Jomil: A Frenchman brought over by Mohamed Ali to reorganise the textile industry. One day while in Mohou Bek's garden, he came across a high-quality fibre breed of cotton. He advised Mohamed Ali to augment the cultivation of this breed throughout the country. It later became known in Europe as Jomil and in Egypt as Mohou cotton.

Hamoun: French veterinarian who came to Egypt to help establish the School of Veterinary Sciences. He spoke Arabic fluently and was highly skillful in his work. However, he was brought up on charges of bribery and sentenced to banishment from Egypt. Hamoun avenged himself by publishing a book in which he lashed out against the policies of Mohamed Ali and against the Egyptian people in general. While still in Egypt his rivalry with Clot Bek was so intense that it evolved into a bitter enmity.

Clot Bek: He arrived in Egypt in 1824 to assume the post of chief physician for the Egyptian army. He was stationed at Abu Zaabel. When he realised how poor the general level of the soldiers' health was he persuaded Mohamed Lazuglu to build a new hospital and then to found a national medical college to enable Egypt to free itself of dependency upon foreign doctors. Clot Bek assumed responsibility for these tasks and ultimately succeeded after overcoming many difficulties. In 1837, the hospital and medical college he founded in Abu Zaabel were relocated to Qasr Al-Aini Palace. During his visit to Europe in 1839, he campaigned on behalf of Mohamed Ali and also published his invaluable Overview of Egypt, which had a great impact among political circles. It was he, too, who recommended moving the insane asylum from the Baimaristan to the new civil hospital that he established in Ezbekiya. He also founded an institute for midwifery and trained 10 Ethiopian women in this art. He was resolute in his fight against cholera, however, he mistakenly believed that the disease was not contagious.

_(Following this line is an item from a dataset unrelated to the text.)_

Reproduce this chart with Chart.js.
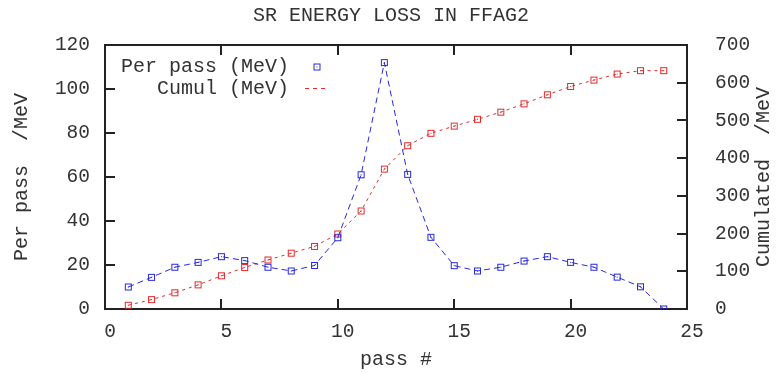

Linan de Bellefont: Although he came to Egypt as an employee of the British Royal Geographic Society, he entered into the service of Mohamed Ali as an irrigation engineer. In this capacity, he supervised the construction of numerous small canals. He also produced a large map, highlighting the works Mohamed Ali undertook to improve irrigation in Egypt. In 1836, Mohamed Ali assigned him to supervise the construction of the Qanater Kheiriya barrages. However, his lack of experience led to its initial failure. In 1838, Artin Bek persuaded Mohamed Ali to hand de Bellefont's post to Hakakian Bek. Upon intervention of the French consul and many members of the French community in Egypt, Mohamed Ali reversed his decision. In 1846, Linan was awarded the rank of bek. He married two women, one Ethiopian, the other Oriental. He produced an enormous volume on the public works undertaken by Mohamed Ali and his descendants.